Art seen: September 10

Koshu inume-toge (Inume Pass in Kai Province), by Katsushika Hokusai
Koshu inume-toge (Inume Pass in Kai Province), by Katsushika Hokusai
''36 Views of Mount Fuji'', Katsushika Hokusai (Dunedin Public Art Gallery)

When one thinks of traditional Japanese prints, the first image which comes to mind is that of Hokusai's most famous work, Under the wave off Kanagawa.

This piece is one of an extended series of woodblock prints which are connected by their subject, landscape views featuring that most sacred of Japanese landforms, Fujiyama.

Hokusai, whose life spanned the late 18th and early 19th centuries, was a master of ukiyo-e, a style of printed and painted art celebrating everyday life.

The term, meaning ''floating world'', originally encompassed images of social life but later included landscapes and images which captured features of both these subjects.

''36 Views of Mount Fuji'' was the first of several series of woodblock prints of the mountain by Hokusai. Created during the 1830s, it is widely regarded as a high point in Japanese landscape art.

Unlike many of his peers, Hokusai was influenced by both Japanese and Western art traditions. The combination of the two led to fine, appealing work .

The subtlety of the shading and the strength of line and composition are exceptional.

The current exhibition, featuring all the works from the series, is a wonderful opportunity to see this true Japanese master - if you'll pardon the pun - at his peak.

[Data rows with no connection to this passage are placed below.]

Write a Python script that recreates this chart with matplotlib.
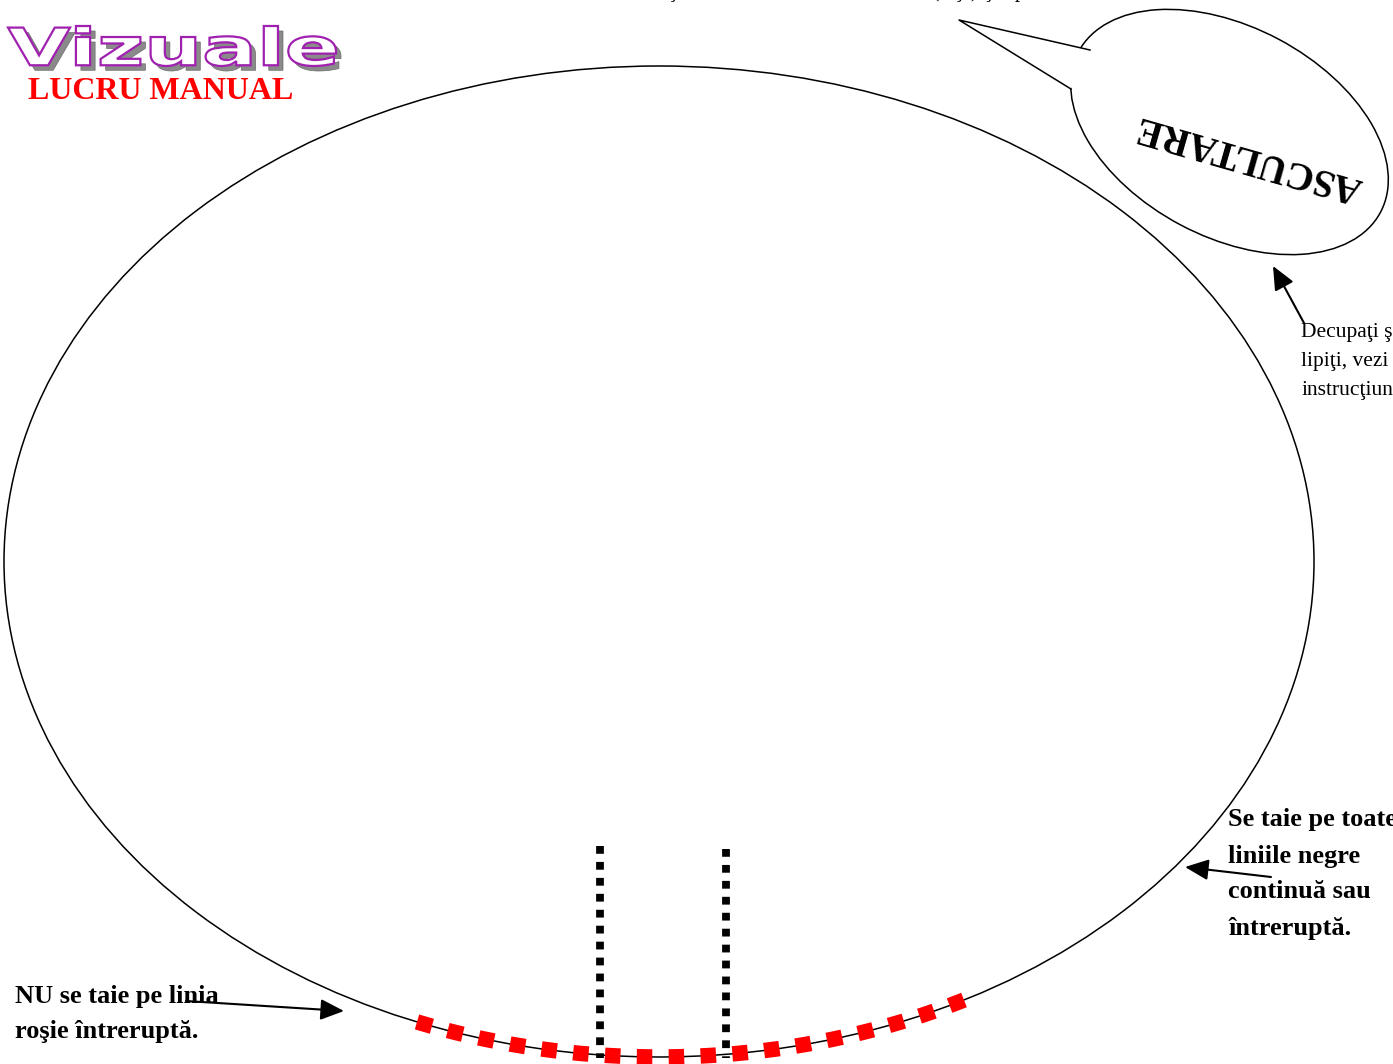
import matplotlib
matplotlib.use("Agg")
from matplotlib import pyplot as plt
from matplotlib.patches import Ellipse, Polygon, PathPatch
from matplotlib.textpath import TextPath
from matplotlib.font_manager import FontProperties
from matplotlib.transforms import Affine2D
import numpy as np

W, H = 1393, 1064
SERIF = ["Liberation Serif", "DejaVu Serif"]

# contur principal (elipsa mare)
ear_center = (659, 561.5)
ear_width, ear_height = 1310, 991

# balonul "ASCULTARE"
bubble_center = (1229.5, 132)
bubble_w, bubble_h, bubble_angle = 342, 210, 28
tail_pts = [(1090, 50), (959, 20), (1071, 89)]

# linia rosie (nu se taie) - capetele pe x si numarul de bucati
red_x = (417, 964)
red_count = 18
red_size = 15.5  # px
# liniile negre punctate
dot_lines = [(600, 846, 1058), (726, 849, 1058)]

fig = plt.figure(figsize=(W / 100, H / 100), dpi=100)
ax = fig.add_axes([0, 0, 1, 1])
ax.set_xlim(0, W)
ax.set_ylim(H, 0)
ax.axis("off")

# elipsa mare
ax.add_patch(Ellipse(ear_center, ear_width, ear_height, fill=False,
                     edgecolor="black", lw=1.1, zorder=2))

# punctate negre
for x, y0, y1 in dot_lines:
    ax.plot([x, x], [y0, y1], color="black", lw=5.6, dashes=(1.0, 1.05),
            dash_capstyle="butt", zorder=3)

# linia rosie intrerupta pe arc
a, b = ear_width / 2, ear_height / 2
t0 = np.arccos((red_x[0] - ear_center[0]) / a)
t1 = np.arccos((red_x[1] - ear_center[0]) / a)
t = np.linspace(t0, t1, 600)
rx = ear_center[0] + a * np.cos(t)
ry = ear_center[1] + b * np.sin(t)
arc_len = np.sum(np.hypot(np.diff(rx), np.diff(ry)))
gap = (arc_len - red_count * red_size) / (red_count - 1)
lw_pt = red_size * 0.72
ax.plot(rx, ry, color="red", lw=lw_pt, dashes=(1.0, gap / red_size),
        dash_capstyle="butt", zorder=4)

# balon
ax.add_patch(Ellipse(bubble_center, bubble_w, bubble_h, angle=bubble_angle,
                     facecolor="white", edgecolor="black", lw=1.1, zorder=5))
ax.add_patch(Polygon(tail_pts, closed=True, facecolor="white", edgecolor="none", zorder=6))
ax.plot([p[0] for p in tail_pts], [p[1] for p in tail_pts], color="black", lw=1.1, zorder=7)
ax.text(1249, 157, "ASCULTARE", rotation=164, rotation_mode="anchor",
        ha="center", va="center", fontsize=28, fontweight="bold", family=SERIF, zorder=8)

# logo Vizuale
tp = TextPath((0, 0), "Vizuale", size=1, prop=FontProperties(family="DejaVu Sans", weight="bold"))
bb = tp.get_extents()
sx = (336 - 8) / bb.width
sy = (66 - 26) / bb.height
base = Affine2D().translate(-bb.x0, -bb.y0).scale(sx, -sy)
shadow = base + Affine2D().translate(8 + 5, 66 + 5)
front = base + Affine2D().translate(8, 66)
ax.add_patch(PathPatch(shadow.transform_path(tp), facecolor="#8a8a8a", edgecolor="#6a6a6a",
                       lw=0.5, zorder=9))
ax.add_patch(PathPatch(front.transform_path(tp), facecolor="white", edgecolor="#a020b0",
                       lw=1.6, zorder=10))

ax.text(28, 99, "LUCRU MANUAL", color="red", fontsize=23, fontweight="bold",
        family=SERIF, va="baseline", ha="left", zorder=10)

# textul taiat de sus
ax.text(585, -3, "DECUPAŢI URECHILE DIN CARTON (faţa) ŞI spatele", fontsize=15,
        family=SERIF, va="baseline", ha="left", zorder=10)

# Decupati si lipiti
for y, s in zip([337, 366, 395], ["Decupaţi şi", "lipiţi, vezi", "instrucţiunile"]):
    ax.text(1301, y, s, fontsize=15.5, family=SERIF, va="baseline", ha="left", zorder=10)
ax.annotate("", xy=(1273, 266), xytext=(1304, 323),
            arrowprops=dict(arrowstyle="-|>,head_length=0.9,head_width=0.4",
                            color="black", lw=1.5, mutation_scale=16, shrinkA=0, shrinkB=0))

# Se taie pe toate...
for y, s in zip([826, 862.5, 898.5, 935], ["Se taie pe toate", "liniile negre",
                                            "continuă sau", "întreruptă."]):
    ax.text(1228, y, s, fontsize=19, fontweight="bold", family=SERIF,
            va="baseline", ha="left", zorder=10)
ax.annotate("", xy=(1185, 867), xytext=(1271, 877),
            arrowprops=dict(arrowstyle="-|>,head_length=0.9,head_width=0.4",
                            color="black", lw=1.5, mutation_scale=16, shrinkA=0, shrinkB=0))

# NU se taie...
for y, s in zip([1003, 1038], ["NU se taie pe linia", "roşie întreruptă."]):
    ax.text(15, y, s, fontsize=19, fontweight="bold", family=SERIF,
            va="baseline", ha="left", zorder=10)
ax.annotate("", xy=(344, 1011), xytext=(186, 1001),
            arrowprops=dict(arrowstyle="-|>,head_length=0.9,head_width=0.4",
                            color="black", lw=1.5, mutation_scale=16, shrinkA=0, shrinkB=0),
            zorder=11)

fig.savefig("out.png", dpi=100, facecolor="white")
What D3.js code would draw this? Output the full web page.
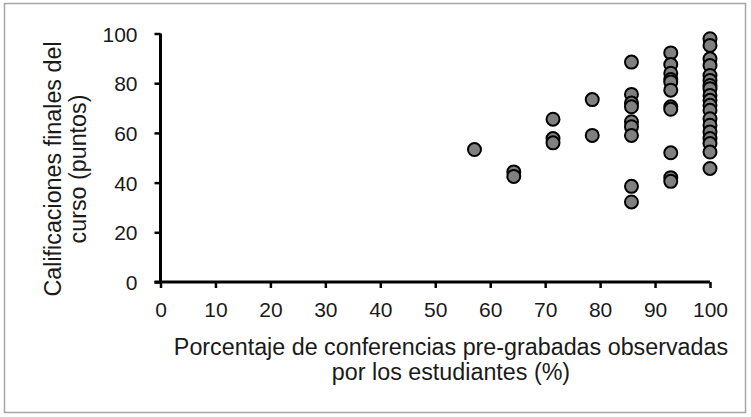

Raw State I, by Nic Dempster
Raw State I, by Nic Dempster
''Street Appeal'', Nic Dempster (Gallery De Novo)

It is always enjoyable to see the stylised townscapes of Nic Dempster.

His painted structures, with their stained glass like blocks of bright colour separated by hard black lines, present the city as a kaleidoscope of wall, window, roof and sky.

The paintings are augmented by the wry wit of the titles, many of them here with tongue in cheek digs at real estate marketing.

Elsewhere, the titles hint at details in the paintings, drawing attention to what might otherwise have been overlooked.

In his latest exhibition, Dempster has experimentally tweaked his signature style.

This, for the artist, is partly an attempt to move away from the specifics of one particular city to a more generalised image of the urban world.

Ironically, several of the works displayed are more specific than normal, with the strongly Dunedin streetscapes of Chattels and Developers Dream.

In other works, however, Dempster has achieved his aim by reducing the town to a strong, almost Mondrian like grid.

This has produced an impressive abstract tinged image, and throws into sharp focus those works where more natural forms are present (such as the joyous parrot of Foreign Investor).

A further experiment, by leaving some parts of the surface board of the works unpainted, provides a bold edge to several of the pieces.


In Luck, by Zina Swanson
In Luck, by Zina Swanson
''Concrete Dirt Parfait'', Zina Swanson (State of Princes Gallery)

Zina Swanson's whimsical works frequently touch on human interaction with the environment.

In ''Concrete Dirt Parfait'', the artist bewilders and intrigues with a series of pictorial works accompanied by one small and two large installations.

Gone from Swanson's previous exhibitions is the study of plant life and the botanical environment, but both are to an extent implied in the two major installations.

Of these, Waterfall, with its patinated taps and hand blown glass in the shape of an industrial strength mountain stream, suggests an analogy between the uptake of water by plant roots and the human use of plumbing.

The pictorial Tropical Shower addresses this more directly, putting a bathroom cubicle in a rainforest scene.

The ''artificial rain'' device is placed ironically in a landscape where rain is the order of the day.

The environment, and our study of it, is also the subject of the graph like image Measuring air, measuring nothing, with its Magritte-like image of a cloud between two wooden ruler axes.

Other works in the exhibition, notably In Luck, show the artist's obsessiveness with detail.

This work, reminiscent of Australian Aboriginal dot art, builds up a ''handscape'' from the subtle, intricate shading of dot patterns to produce an effect which is simultaneously simplistic and impressive in its intensity.